Monday, November 17, 2014
Galleria Exhibit Hall (Hilton Atlanta)
Melanie Cantwell, Mechanical Engineering, Worcester Polytechnic Institute, Worcester, MA

Metallic glasses are innovative in the unique combination of steel-like strength and plastic-like formability. Their applications, however, are limited by a catastrophic failure due to the formation and propagation of shear bands. The ‘bulk-scale’ concerns are mitigated by processing metallic glasses as low-dimensional thin films using the near atomic scale control. In this work, we combine computational modelling and experimental testing to gain an understanding of the mechanical behaviors of thin film metallic glasses (TFMGs), particularly the initiation of shear bands.

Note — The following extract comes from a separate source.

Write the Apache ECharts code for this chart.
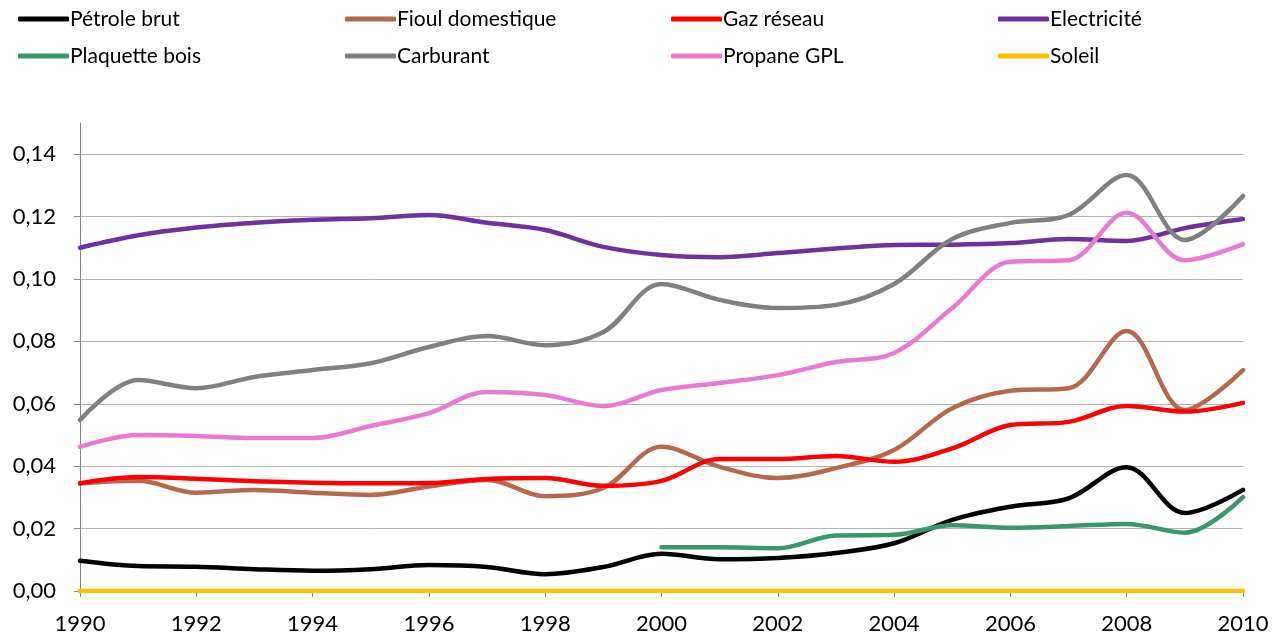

Experimentally, we conducted various nano-indentation tests, and the initiation of the shear bands were reflected by the discrete ripples on the measured load-displacement traces. Further, with increased strain rates of indentation, the shear band initiation was suppressed, leading to increased yield loads. Additionally, the measured yield loads vary with sample location as a result of the structural and chemical inhomogeneity of metallic glasses at nano-scale. The computational simulation results capture the experimental observations, and also provide insight into how the atomistic process leads to the formation of shear bands. This experimental-computational collaboration will give way for a broader grasp of the deformation mechanisms that ultimately yield catastrophic failure.